Quote the listing in full, exactly as given, minus any pictures.

--- Start Data segment ---

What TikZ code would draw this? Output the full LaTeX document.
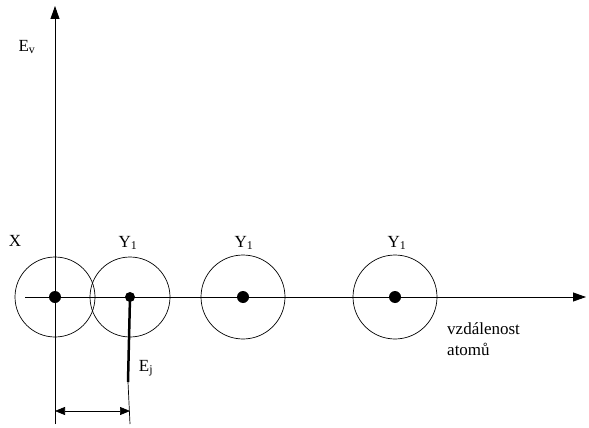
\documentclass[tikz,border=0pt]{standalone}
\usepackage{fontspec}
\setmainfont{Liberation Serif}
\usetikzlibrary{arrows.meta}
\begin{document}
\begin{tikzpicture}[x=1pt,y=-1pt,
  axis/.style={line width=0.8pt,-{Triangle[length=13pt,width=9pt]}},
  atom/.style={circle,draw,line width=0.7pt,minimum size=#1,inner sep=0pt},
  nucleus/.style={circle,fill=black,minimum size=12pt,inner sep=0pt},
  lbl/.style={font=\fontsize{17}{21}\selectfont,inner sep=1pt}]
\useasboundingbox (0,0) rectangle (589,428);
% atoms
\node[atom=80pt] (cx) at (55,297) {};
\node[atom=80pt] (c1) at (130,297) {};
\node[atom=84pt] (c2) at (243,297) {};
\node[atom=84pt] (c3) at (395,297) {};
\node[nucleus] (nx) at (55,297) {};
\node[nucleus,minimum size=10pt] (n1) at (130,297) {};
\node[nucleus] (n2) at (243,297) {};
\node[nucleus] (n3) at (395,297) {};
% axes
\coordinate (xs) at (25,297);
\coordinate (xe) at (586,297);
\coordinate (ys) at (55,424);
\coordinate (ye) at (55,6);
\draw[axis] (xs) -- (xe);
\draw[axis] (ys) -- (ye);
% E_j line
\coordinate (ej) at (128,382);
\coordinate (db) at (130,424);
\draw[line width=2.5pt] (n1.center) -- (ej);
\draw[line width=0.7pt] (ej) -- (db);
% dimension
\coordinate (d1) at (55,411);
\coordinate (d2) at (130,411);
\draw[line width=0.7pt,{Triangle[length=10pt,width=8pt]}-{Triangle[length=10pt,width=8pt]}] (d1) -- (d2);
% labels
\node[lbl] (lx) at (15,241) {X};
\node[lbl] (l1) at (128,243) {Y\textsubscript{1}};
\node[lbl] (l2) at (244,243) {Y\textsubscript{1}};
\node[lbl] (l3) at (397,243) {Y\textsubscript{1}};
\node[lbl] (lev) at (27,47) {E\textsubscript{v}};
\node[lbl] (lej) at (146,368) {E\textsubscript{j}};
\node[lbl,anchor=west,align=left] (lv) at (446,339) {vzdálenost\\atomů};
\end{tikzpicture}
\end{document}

--- End Data segment ---

_Answer to this task_
What TikZ code would draw this? Output the full LaTeX document.
\documentclass[tikz,border=0pt]{standalone}
\usepackage{fontspec}
\setmainfont{Liberation Serif}
\usetikzlibrary{arrows.meta}
\begin{document}
\begin{tikzpicture}[x=1pt,y=-1pt,
  axis/.style={line width=0.8pt,-{Triangle[length=13pt,width=9pt]}},
  atom/.style={circle,draw,line width=0.7pt,minimum size=#1,inner sep=0pt},
  nucleus/.style={circle,fill=black,minimum size=12pt,inner sep=0pt},
  lbl/.style={font=\fontsize{17}{21}\selectfont,inner sep=1pt}]
\useasboundingbox (0,0) rectangle (589,428);
% atoms
\node[atom=80pt] (cx) at (55,297) {};
\node[atom=80pt] (c1) at (130,297) {};
\node[atom=84pt] (c2) at (243,297) {};
\node[atom=84pt] (c3) at (395,297) {};
\node[nucleus] (nx) at (55,297) {};
\node[nucleus,minimum size=10pt] (n1) at (130,297) {};
\node[nucleus] (n2) at (243,297) {};
\node[nucleus] (n3) at (395,297) {};
% axes
\coordinate (xs) at (25,297);
\coordinate (xe) at (586,297);
\coordinate (ys) at (55,424);
\coordinate (ye) at (55,6);
\draw[axis] (xs) -- (xe);
\draw[axis] (ys) -- (ye);
% E_j line
\coordinate (ej) at (128,382);
\coordinate (db) at (130,424);
\draw[line width=2.5pt] (n1.center) -- (ej);
\draw[line width=0.7pt] (ej) -- (db);
% dimension
\coordinate (d1) at (55,411);
\coordinate (d2) at (130,411);
\draw[line width=0.7pt,{Triangle[length=10pt,width=8pt]}-{Triangle[length=10pt,width=8pt]}] (d1) -- (d2);
% labels
\node[lbl] (lx) at (15,241) {X};
\node[lbl] (l1) at (128,243) {Y\textsubscript{1}};
\node[lbl] (l2) at (244,243) {Y\textsubscript{1}};
\node[lbl] (l3) at (397,243) {Y\textsubscript{1}};
\node[lbl] (lev) at (27,47) {E\textsubscript{v}};
\node[lbl] (lej) at (146,368) {E\textsubscript{j}};
\node[lbl,anchor=west,align=left] (lv) at (446,339) {vzdálenost\\atomů};
\end{tikzpicture}
\end{document}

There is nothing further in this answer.